_EXERCISE DETAILS_
Report, as a bare number, how many lines hold "with".

+++ DATASET EXTRACT +++

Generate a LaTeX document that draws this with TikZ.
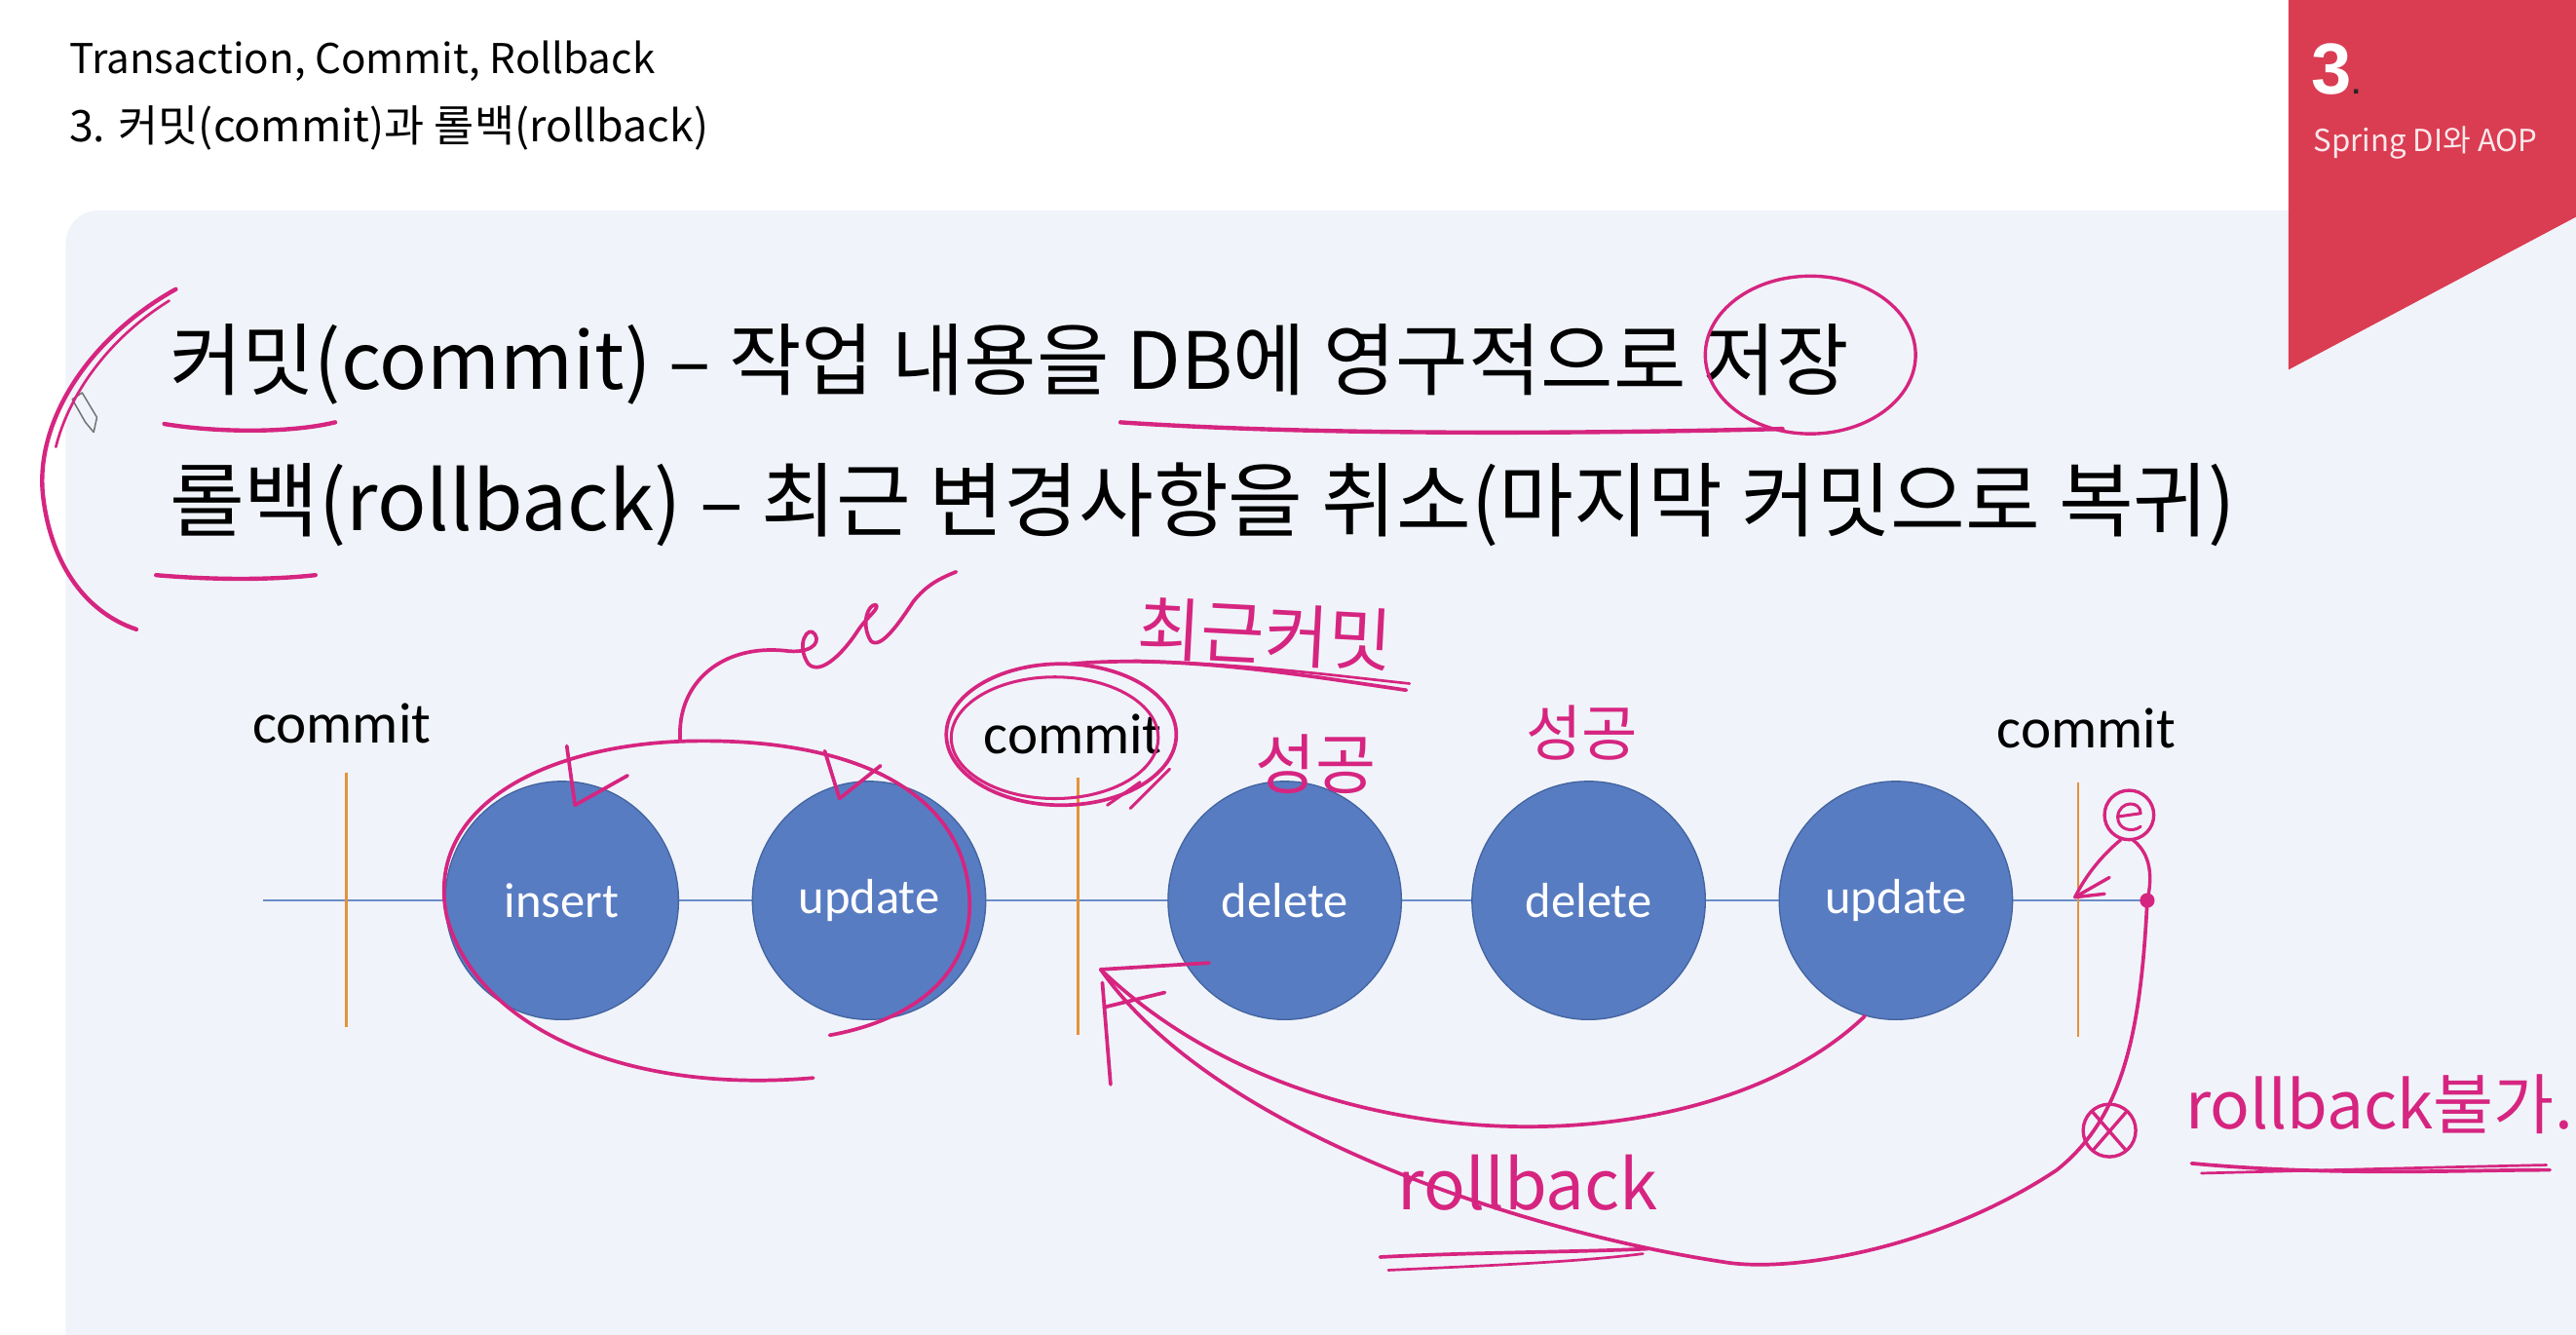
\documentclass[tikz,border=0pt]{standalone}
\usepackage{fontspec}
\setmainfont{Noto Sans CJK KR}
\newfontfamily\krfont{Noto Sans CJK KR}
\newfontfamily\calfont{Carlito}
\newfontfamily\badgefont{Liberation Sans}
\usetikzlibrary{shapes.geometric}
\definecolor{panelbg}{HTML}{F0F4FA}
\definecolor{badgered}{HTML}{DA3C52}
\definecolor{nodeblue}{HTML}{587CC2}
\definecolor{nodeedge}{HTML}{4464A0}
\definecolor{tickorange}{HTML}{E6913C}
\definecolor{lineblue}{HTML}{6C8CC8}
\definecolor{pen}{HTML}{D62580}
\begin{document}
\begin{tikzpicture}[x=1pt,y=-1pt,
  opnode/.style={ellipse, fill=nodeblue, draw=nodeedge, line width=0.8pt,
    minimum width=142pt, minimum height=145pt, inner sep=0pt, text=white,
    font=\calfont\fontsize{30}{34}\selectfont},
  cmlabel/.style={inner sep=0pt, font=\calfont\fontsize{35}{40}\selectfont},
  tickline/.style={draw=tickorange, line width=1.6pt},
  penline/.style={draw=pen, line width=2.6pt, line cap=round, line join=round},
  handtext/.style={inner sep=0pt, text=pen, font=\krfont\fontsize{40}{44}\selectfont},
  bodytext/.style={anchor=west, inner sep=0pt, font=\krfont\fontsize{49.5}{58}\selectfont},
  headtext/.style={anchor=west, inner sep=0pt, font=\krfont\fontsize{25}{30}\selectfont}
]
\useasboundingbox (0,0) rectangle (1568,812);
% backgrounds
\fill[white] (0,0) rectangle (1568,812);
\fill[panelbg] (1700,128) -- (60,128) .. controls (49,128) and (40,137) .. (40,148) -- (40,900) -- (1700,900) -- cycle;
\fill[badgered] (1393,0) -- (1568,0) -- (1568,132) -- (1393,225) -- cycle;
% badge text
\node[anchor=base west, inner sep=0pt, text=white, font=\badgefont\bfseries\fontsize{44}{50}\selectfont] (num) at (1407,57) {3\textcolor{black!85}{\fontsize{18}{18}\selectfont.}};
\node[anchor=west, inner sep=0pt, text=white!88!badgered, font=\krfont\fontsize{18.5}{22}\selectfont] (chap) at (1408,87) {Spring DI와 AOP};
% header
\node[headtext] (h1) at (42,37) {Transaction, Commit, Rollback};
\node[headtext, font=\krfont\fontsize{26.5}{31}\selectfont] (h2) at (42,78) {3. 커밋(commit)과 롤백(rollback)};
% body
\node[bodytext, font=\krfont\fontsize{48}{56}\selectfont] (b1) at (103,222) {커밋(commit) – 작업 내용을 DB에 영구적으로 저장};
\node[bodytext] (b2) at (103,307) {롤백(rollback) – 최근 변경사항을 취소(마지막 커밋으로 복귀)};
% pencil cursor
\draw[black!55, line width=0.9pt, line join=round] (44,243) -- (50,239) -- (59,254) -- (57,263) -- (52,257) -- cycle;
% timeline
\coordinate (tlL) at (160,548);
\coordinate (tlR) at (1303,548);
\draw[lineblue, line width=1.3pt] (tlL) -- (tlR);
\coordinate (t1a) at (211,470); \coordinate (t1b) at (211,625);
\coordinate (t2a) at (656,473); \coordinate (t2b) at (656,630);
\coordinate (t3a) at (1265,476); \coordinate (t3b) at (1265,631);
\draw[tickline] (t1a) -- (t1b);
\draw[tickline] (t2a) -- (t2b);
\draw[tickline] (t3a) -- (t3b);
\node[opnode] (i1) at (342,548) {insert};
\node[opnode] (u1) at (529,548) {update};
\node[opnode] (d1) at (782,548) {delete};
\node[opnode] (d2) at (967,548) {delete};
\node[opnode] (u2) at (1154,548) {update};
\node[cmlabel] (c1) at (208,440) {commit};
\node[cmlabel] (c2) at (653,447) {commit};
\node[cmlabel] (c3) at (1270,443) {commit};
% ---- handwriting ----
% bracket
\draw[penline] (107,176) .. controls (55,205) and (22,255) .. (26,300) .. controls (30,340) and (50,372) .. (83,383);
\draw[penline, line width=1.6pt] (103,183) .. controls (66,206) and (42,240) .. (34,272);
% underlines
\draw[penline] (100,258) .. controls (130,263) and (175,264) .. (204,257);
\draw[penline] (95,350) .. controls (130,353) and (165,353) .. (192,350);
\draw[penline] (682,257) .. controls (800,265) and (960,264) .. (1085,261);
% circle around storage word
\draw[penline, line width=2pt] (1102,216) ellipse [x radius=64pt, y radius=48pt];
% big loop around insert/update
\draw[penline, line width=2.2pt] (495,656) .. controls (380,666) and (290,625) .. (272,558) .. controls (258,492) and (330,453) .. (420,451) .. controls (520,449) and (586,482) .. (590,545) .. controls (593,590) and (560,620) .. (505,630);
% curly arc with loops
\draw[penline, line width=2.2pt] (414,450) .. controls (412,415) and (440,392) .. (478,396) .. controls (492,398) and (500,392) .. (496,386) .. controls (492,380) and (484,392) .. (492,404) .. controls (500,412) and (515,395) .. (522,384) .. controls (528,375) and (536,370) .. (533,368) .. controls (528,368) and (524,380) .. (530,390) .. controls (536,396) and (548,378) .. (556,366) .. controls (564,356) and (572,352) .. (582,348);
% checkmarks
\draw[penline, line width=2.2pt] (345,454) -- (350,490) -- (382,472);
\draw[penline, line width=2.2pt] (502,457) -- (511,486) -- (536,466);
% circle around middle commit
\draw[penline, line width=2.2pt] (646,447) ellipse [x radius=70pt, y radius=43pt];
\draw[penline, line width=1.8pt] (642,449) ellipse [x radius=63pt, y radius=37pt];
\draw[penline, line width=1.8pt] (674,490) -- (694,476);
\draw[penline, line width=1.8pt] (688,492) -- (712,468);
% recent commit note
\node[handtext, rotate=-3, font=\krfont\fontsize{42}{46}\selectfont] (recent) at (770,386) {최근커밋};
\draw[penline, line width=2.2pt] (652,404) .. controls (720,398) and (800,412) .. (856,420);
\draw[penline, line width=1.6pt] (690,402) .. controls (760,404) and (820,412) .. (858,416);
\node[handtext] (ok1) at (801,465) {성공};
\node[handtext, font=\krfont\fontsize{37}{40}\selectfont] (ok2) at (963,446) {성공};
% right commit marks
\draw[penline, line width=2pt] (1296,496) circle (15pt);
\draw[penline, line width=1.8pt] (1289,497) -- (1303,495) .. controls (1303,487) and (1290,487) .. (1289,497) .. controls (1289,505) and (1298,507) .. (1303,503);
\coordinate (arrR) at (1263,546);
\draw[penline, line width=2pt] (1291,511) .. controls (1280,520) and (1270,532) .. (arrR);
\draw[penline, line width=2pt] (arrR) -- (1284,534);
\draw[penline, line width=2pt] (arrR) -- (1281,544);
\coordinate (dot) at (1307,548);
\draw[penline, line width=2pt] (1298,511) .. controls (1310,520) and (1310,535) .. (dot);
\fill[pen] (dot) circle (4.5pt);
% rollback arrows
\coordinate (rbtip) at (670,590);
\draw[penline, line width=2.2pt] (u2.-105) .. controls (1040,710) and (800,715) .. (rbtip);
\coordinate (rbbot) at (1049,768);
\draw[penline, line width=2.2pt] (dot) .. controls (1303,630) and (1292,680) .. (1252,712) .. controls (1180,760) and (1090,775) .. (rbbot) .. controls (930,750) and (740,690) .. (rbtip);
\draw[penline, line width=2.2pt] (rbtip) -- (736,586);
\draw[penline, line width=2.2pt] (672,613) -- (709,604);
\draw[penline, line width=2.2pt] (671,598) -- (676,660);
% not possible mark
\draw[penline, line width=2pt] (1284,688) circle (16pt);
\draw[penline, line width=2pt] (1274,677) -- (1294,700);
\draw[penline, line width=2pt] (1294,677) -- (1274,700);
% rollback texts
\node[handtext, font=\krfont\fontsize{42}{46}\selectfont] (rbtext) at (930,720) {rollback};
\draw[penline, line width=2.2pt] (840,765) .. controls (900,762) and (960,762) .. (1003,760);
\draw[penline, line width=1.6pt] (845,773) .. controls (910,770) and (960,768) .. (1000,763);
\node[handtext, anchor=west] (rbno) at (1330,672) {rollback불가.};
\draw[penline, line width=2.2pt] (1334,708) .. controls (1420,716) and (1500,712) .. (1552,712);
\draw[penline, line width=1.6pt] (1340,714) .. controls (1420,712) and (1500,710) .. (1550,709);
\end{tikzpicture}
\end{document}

+++

_FINISHED EXERCISE_
2